Stated Islamist commitment to the rights of all has also won support from Copts in Maghagha, a small city in Upper Egypt. Sheikh Hamdi Abdel Fattah is a candidate for the Nour Party.

“I will consider myself the candidate of Christians ahead of Muslims, even if they do not vote for me. As such, I have to demand their rights. This is both democracy and Shari’ah law.”

Sheikh Hamdi and Fr. Yu’annis

Father Yu’annis is a Coptic Orthodox priest in Maghagha and has campaigned openly for Abdel Fattah.

“I don’t support him as a Salafi or as a Muslim, but as a person. He is from our village and I hope all Salafis will be like him.”

Yet he is pragmatic as well. “If we see more than two-thirds of the people are for an Islamic state we cannot stop them from having it, so as the Egyptian proverb says, ’With him who wins, play with him’. I must do my village duty to stand by him, so he won’t say I caused him to lose, and if he wins, he will be thankful.”

Perplexing Questions

The seismic politic changes in Egypt during the past 12 months are still underway. Copts and others fill this resulting uncertainty with fears and expectations in wildly different directions.

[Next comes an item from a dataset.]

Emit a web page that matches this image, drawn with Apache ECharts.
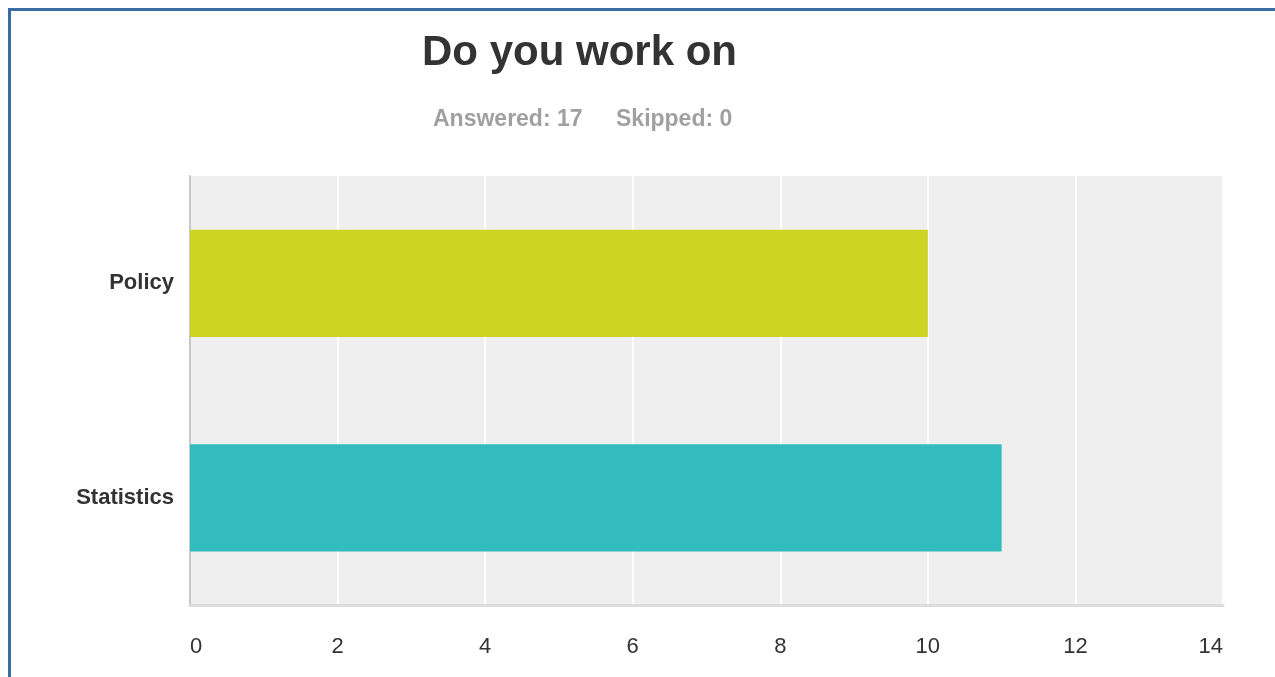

Essam Thabit, a Coptic school teacher in Maghagha, believes all will be well. “Whoever comes to power will make sure they treat Christians better than the old regime, even though they know Christians won’t vote for them. I expect many churches to be built.”

His Coptic colleague Yasser Tekla from the neighboring city of Beni Mazar expects, and oddly welcomes, the worst. “I will vote for the Salafis now so they will come to power and people will see them truly, and then reject them afterwards.”

Many Copts hesitated during the revolution, while others joined wholeheartedly. The initial celebrations of Tahrir – where Muslims and Christians alternated protecting each other at prayer – have been followed by multiple instances of bloody sectarian conflict.

This has prompted Copts to ask themselves hard questions: Should Copts take refuge in the military council against Islamists, or with Islamists against the military-as-old-regime? Should they enter the political arena and trust its processes, or enter their churches and trust in God?

So far, clear answers to these questions seem beyond the reach of Egypt’s Christian minority.